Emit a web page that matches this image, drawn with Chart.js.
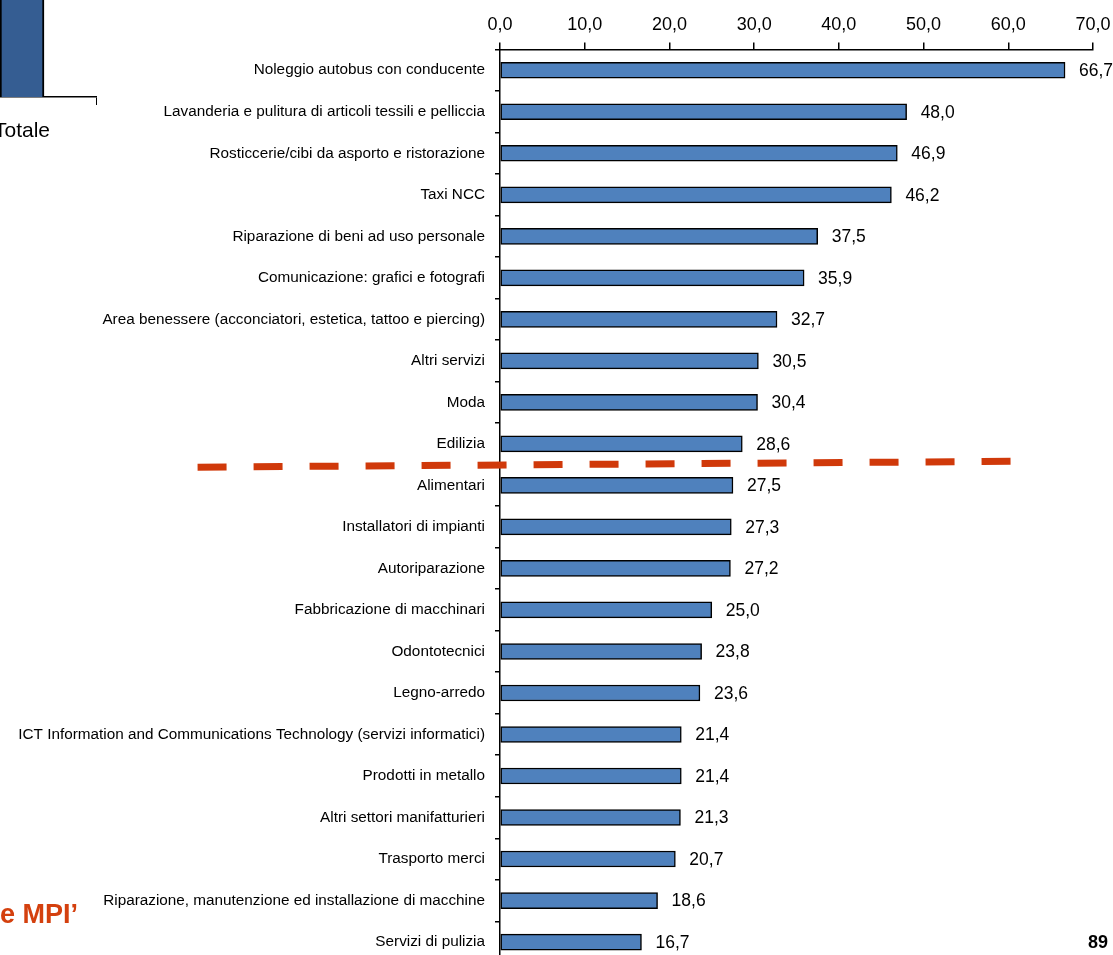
<!DOCTYPE html>
<html>
<head>
<meta charset="utf-8">
<script src="https://cdn.jsdelivr.net/npm/chart.js@4.4.1/dist/chart.umd.min.js"></script>
<style>
  html, body { margin: 0; padding: 0; background: #fff; width: 1113px; height: 955px; overflow: hidden; position: relative; }
  #main { position: absolute; left: 0; top: 0; width: 1113px; height: 982px; }
  #side { position: absolute; left: -53px; top: -10px; width: 150px; height: 165px; }
  .note { position: absolute; font-family: 'Liberation Sans', Arial, sans-serif; white-space: nowrap; }
  #mpi { left: 0; top: 898px; font-size: 27px; font-weight: bold; color: #D4400E; line-height: 32px; }
  #page { left: 1088px; top: 931px; font-size: 18px; font-weight: bold; color: #000; line-height: 22px; }
</style>
</head>
<body>
<div id="side"><canvas id="sideChart"></canvas></div>
<div id="main"><canvas id="chart"></canvas></div>
<div class="note" id="mpi">e MPI’</div>
<div class="note" id="page">89</div>
<script>
const categories = [
  'Noleggio autobus con conducente',
  'Lavanderia e pulitura di articoli tessili e pelliccia',
  'Rosticcerie/cibi da asporto e ristorazione',
  'Taxi NCC',
  'Riparazione di beni ad uso personale',
  'Comunicazione: grafici e fotografi',
  'Area benessere (acconciatori, estetica, tattoo e piercing)',
  'Altri servizi',
  'Moda',
  'Edilizia',
  'Alimentari',
  'Installatori di impianti',
  'Autoriparazione',
  'Fabbricazione di macchinari',
  'Odontotecnici',
  'Legno-arredo',
  'ICT Information and Communications Technology (servizi informatici)',
  'Prodotti in metallo',
  'Altri settori manifatturieri',
  'Trasporto merci',
  'Riparazione, manutenzione ed installazione di macchine',
  'Servizi di pulizia'
];
const values = [66.7, 48.0, 46.9, 46.2, 37.5, 35.9, 32.7, 30.5, 30.4, 28.6, 27.5, 27.3, 27.2, 25.0, 23.8, 23.6, 21.4, 21.4, 21.3, 20.7, 18.6, 16.7];
const xMin = 0;
const xMax = 70;
const xStep = 10;

// threshold separator line (between Edilizia and Alimentari), in data units
const sepStart = { x: -35.7, y: 9.56 };
const sepEnd = { x: 60.7, y: 9.42 };

// fragment of a neighbouring chart at left edge
const sideCategories = ['Totale'];
const sideValues = [100];

const FONT = "'Liberation Sans', Arial, sans-serif";
Chart.defaults.font.family = FONT;
Chart.defaults.color = '#000';

const fmt = v => Number(v).toFixed(1).replace('.', ',');

const valueLabels = {
  id: 'valueLabels',
  afterDatasetsDraw(chart) {
    const ctx = chart.ctx;
    const meta = chart.getDatasetMeta(0);
    ctx.save();
    ctx.font = '17.5px ' + FONT;
    ctx.fillStyle = '#000';
    ctx.textAlign = 'left';
    ctx.textBaseline = 'middle';
    meta.data.forEach((bar, i) => {
      ctx.fillText(fmt(values[i]), bar.x + 14, bar.y + 1);
    });
    ctx.restore();
  }
};

const separator = {
  id: 'separator',
  afterDraw(chart) {
    const xs = chart.scales.x, ys = chart.scales.y;
    const ctx = chart.ctx;
    ctx.save();
    ctx.strokeStyle = '#D0390A';
    ctx.lineWidth = 7;
    ctx.setLineDash([29, 27]);
    ctx.beginPath();
    ctx.moveTo(xs.getPixelForValue(sepStart.x), ys.getPixelForValue(sepStart.y));
    ctx.lineTo(xs.getPixelForValue(sepEnd.x), ys.getPixelForValue(sepEnd.y));
    ctx.stroke();
    ctx.restore();
  }
};

new Chart(document.getElementById('chart'), {
  type: 'bar',
  data: {
    labels: categories,
    datasets: [{
      data: values,
      backgroundColor: '#4F81BD',
      borderColor: '#000',
      borderWidth: 1.5,
      barThickness: 16,
      borderSkipped: false
    }]
  },
  options: {
    indexAxis: 'y',
    responsive: true,
    maintainAspectRatio: false,
    animation: false,
    layout: { padding: { left: 0, right: 20, top: 0, bottom: 0 } },
    plugins: { legend: { display: false }, tooltip: { enabled: false } },
    scales: {
      x: {
        position: 'top',
        min: xMin,
        max: xMax,
        afterFit: s => { s.height = 49.5; s.paddingRight = 0; s.paddingLeft = 0; },
        ticks: {
          stepSize: xStep,
          callback: v => fmt(v),
          font: { size: 18 },
          color: '#000',
          padding: 7,
          maxRotation: 0
        },
        grid: { drawOnChartArea: false, tickLength: 7, color: '#000', lineWidth: 1.5 },
        border: { color: '#000', width: 1.5 }
      },
      y: {
        afterFit: s => { s.width = 500; },
        ticks: { font: { size: 15.3 }, color: '#000', padding: 10, autoSkip: false },
        grid: { offset: true, drawOnChartArea: false, tickLength: 5, color: '#000', lineWidth: 1.5 },
        border: { color: '#000', width: 1.5 }
      }
    }
  },
  plugins: [valueLabels, separator]
});

new Chart(document.getElementById('sideChart'), {
  type: 'bar',
  data: {
    labels: sideCategories,
    datasets: [{
      data: sideValues,
      backgroundColor: '#355D92',
      borderColor: '#000',
      borderWidth: 2,
      barThickness: 44,
      borderSkipped: 'bottom'
    }]
  },
  options: {
    responsive: true,
    maintainAspectRatio: false,
    animation: false,
    layout: { padding: 0 },
    plugins: { legend: { display: false }, tooltip: { enabled: false } },
    scales: {
      x: {
        afterFit: s => { s.height = 58; },
        ticks: { font: { size: 21 }, color: '#000', padding: 14 },
        grid: { offset: true, drawOnChartArea: false, tickLength: 8, color: '#000', lineWidth: 1.5 },
        border: { color: '#000', width: 1.5 }
      },
      y: { display: false, min: 0, max: 50 }
    }
  }
});
</script>
</body>
</html>
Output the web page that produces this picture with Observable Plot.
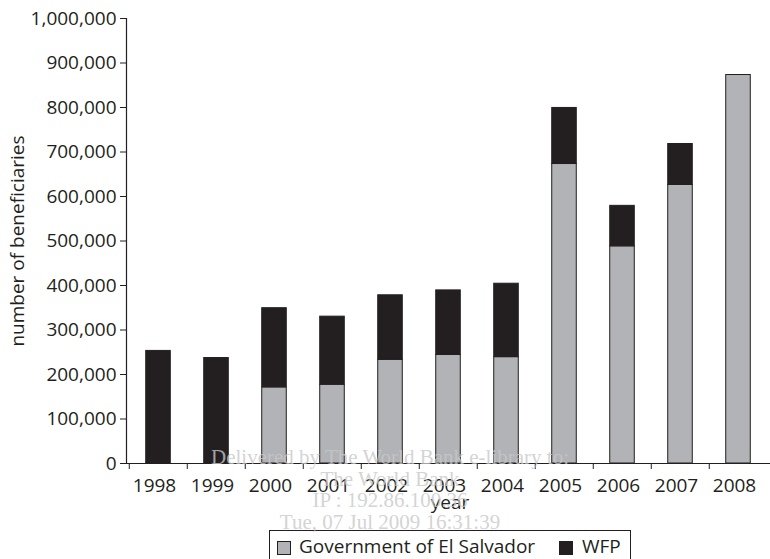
<!DOCTYPE html>
<html>
<head>
<meta charset="utf-8">
<script src="https://cdn.jsdelivr.net/npm/d3@7"></script>
<script src="https://cdn.jsdelivr.net/npm/@observablehq/plot@0.6"></script>
<style>
  body { margin: 0; background: #fff; }
  #wrap { position: relative; width: 770px; height: 559px; overflow: hidden; font-family: "Open Sans", sans-serif; color: #231f20; }
  #legend { position: absolute; left: 269px; top: 530px; width: 362px; height: 36px; border: 1px solid #231f20; box-sizing: border-box; font-size: 19px; }
  .sw { position: absolute; top: 10px; width: 14px; height: 14px; box-sizing: border-box; border: 1px solid #231f20; }
  .lt { position: absolute; top: 2px; white-space: nowrap; }
  #wm { position: absolute; left: 190px; top: 447px; width: 400px; text-align: center; font-family: "Liberation Serif", serif; font-size: 21px; line-height: 21.5px; color: rgba(200,200,200,0.8); pointer-events: none; }
</style>
</head>
<body>
<div id="wrap">
  <div id="chart"></div>
  <div id="legend"></div>
  <div id="wm">Delivered by The World Bank e-library to:<br>The World Bank<br>IP : 192.86.100.36<br>Tue, 07 Jul 2009 16:31:39</div>
</div>
<script>
const years = ["1998","1999","2000","2001","2002","2003","2004","2005","2006","2007","2008"];
const series = ["Government of El Salvador", "WFP"];
const colors = ["#b1b3b6", "#231f20"];
const government = [0, 0, 171000, 177000, 233000, 244000, 239000, 673000, 488000, 626000, 873000];
const wfp = [253000, 237000, 178000, 153000, 145000, 145000, 165000, 126000, 91000, 92000, 0];
const yTicks = [0, 100000, 200000, 300000, 400000, 500000, 600000, 700000, 800000, 900000, 1000000];

const rows = [];
years.forEach((yr, i) => {
  if (government[i] > 0) rows.push({year: yr, series: series[0], value: government[i]});
  if (wfp[i] > 0) rows.push({year: yr, series: series[1], value: wfp[i]});
});

const W = 770, H = 528, ML = 126, MR = 1;
const step = (W - ML - MR) / years.length;
const barW = 25;
const inset = (step - barW) / 2;
const FS = 19;

const chart = Plot.plot({
  width: W,
  height: H,
  marginLeft: ML,
  marginRight: MR,
  marginTop: 18,
  marginBottom: 65,
  style: {fontFamily: "Open Sans, sans-serif", fontSize: FS + "px", color: "#231f20", background: "#fff"},
  x: {type: "band", domain: years, padding: 0, axis: null},
  y: {domain: [0, 1000000], axis: null},
  color: {domain: series, range: colors},
  marks: [
    Plot.barY(rows, Plot.stackY({order: null}, {
      x: "year", y: "value", fill: "series",
      stroke: "#231f20", strokeWidth: 1,
      insetLeft: inset, insetRight: inset
    })),
    Plot.frame({anchor: "left", stroke: "#231f20", strokeWidth: 1.2}),
    Plot.frame({anchor: "bottom", stroke: "#231f20", strokeWidth: 1.2}),
    Plot.axisY({ticks: yTicks, tickFormat: d3.format(","), tickSize: 6, tickPadding: 4, label: null, stroke: "#231f20", fill: "#231f20", fontSize: FS}),
    Plot.axisX({tickSize: 6, dx: -step / 2, tickFormat: () => "", label: null, stroke: "#231f20"}),
    Plot.axisX({tickSize: 0, tickPadding: 15, dx: -4, label: null, fill: "#231f20", fontSize: FS}),
    Plot.text(["number of beneficiaries"], {frameAnchor: "left", textAnchor: "middle", rotate: -90, dx: -109, fontSize: FS, fill: "#231f20"}),
    Plot.text(["year"], {frameAnchor: "bottom", dy: 45, dx: 2, fontSize: FS, fill: "#231f20"})
  ]
});
document.getElementById("chart").appendChild(chart);

const legend = document.getElementById("legend");
const pos = [{sw: 7, tx: 29}, {sw: 289, tx: 312}];
series.forEach((s, i) => {
  const sw = document.createElement("div");
  sw.className = "sw";
  sw.style.left = pos[i].sw + "px";
  sw.style.background = colors[i];
  legend.appendChild(sw);
  const t = document.createElement("div");
  t.className = "lt";
  t.style.left = pos[i].tx + "px";
  t.textContent = s;
  legend.appendChild(t);
});
</script>
</body>
</html>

§ **TASK GOAL**
Each line from the top of the material through the line containing "const sideValues = [100];" should be reproduced exactly; please drop any images.

§ **EXERCISE RESPONSE**
Emit a web page that matches this image, drawn with Chart.js.
<!DOCTYPE html>
<html>
<head>
<meta charset="utf-8">
<script src="https://cdn.jsdelivr.net/npm/chart.js@4.4.1/dist/chart.umd.min.js"></script>
<style>
  html, body { margin: 0; padding: 0; background: #fff; width: 1113px; height: 955px; overflow: hidden; position: relative; }
  #main { position: absolute; left: 0; top: 0; width: 1113px; height: 982px; }
  #side { position: absolute; left: -53px; top: -10px; width: 150px; height: 165px; }
  .note { position: absolute; font-family: 'Liberation Sans', Arial, sans-serif; white-space: nowrap; }
  #mpi { left: 0; top: 898px; font-size: 27px; font-weight: bold; color: #D4400E; line-height: 32px; }
  #page { left: 1088px; top: 931px; font-size: 18px; font-weight: bold; color: #000; line-height: 22px; }
</style>
</head>
<body>
<div id="side"><canvas id="sideChart"></canvas></div>
<div id="main"><canvas id="chart"></canvas></div>
<div class="note" id="mpi">e MPI’</div>
<div class="note" id="page">89</div>
<script>
const categories = [
  'Noleggio autobus con conducente',
  'Lavanderia e pulitura di articoli tessili e pelliccia',
  'Rosticcerie/cibi da asporto e ristorazione',
  'Taxi NCC',
  'Riparazione di beni ad uso personale',
  'Comunicazione: grafici e fotografi',
  'Area benessere (acconciatori, estetica, tattoo e piercing)',
  'Altri servizi',
  'Moda',
  'Edilizia',
  'Alimentari',
  'Installatori di impianti',
  'Autoriparazione',
  'Fabbricazione di macchinari',
  'Odontotecnici',
  'Legno-arredo',
  'ICT Information and Communications Technology (servizi informatici)',
  'Prodotti in metallo',
  'Altri settori manifatturieri',
  'Trasporto merci',
  'Riparazione, manutenzione ed installazione di macchine',
  'Servizi di pulizia'
];
const values = [66.7, 48.0, 46.9, 46.2, 37.5, 35.9, 32.7, 30.5, 30.4, 28.6, 27.5, 27.3, 27.2, 25.0, 23.8, 23.6, 21.4, 21.4, 21.3, 20.7, 18.6, 16.7];
const xMin = 0;
const xMax = 70;
const xStep = 10;

// threshold separator line (between Edilizia and Alimentari), in data units
const sepStart = { x: -35.7, y: 9.56 };
const sepEnd = { x: 60.7, y: 9.42 };

// fragment of a neighbouring chart at left edge
const sideCategories = ['Totale'];
const sideValues = [100];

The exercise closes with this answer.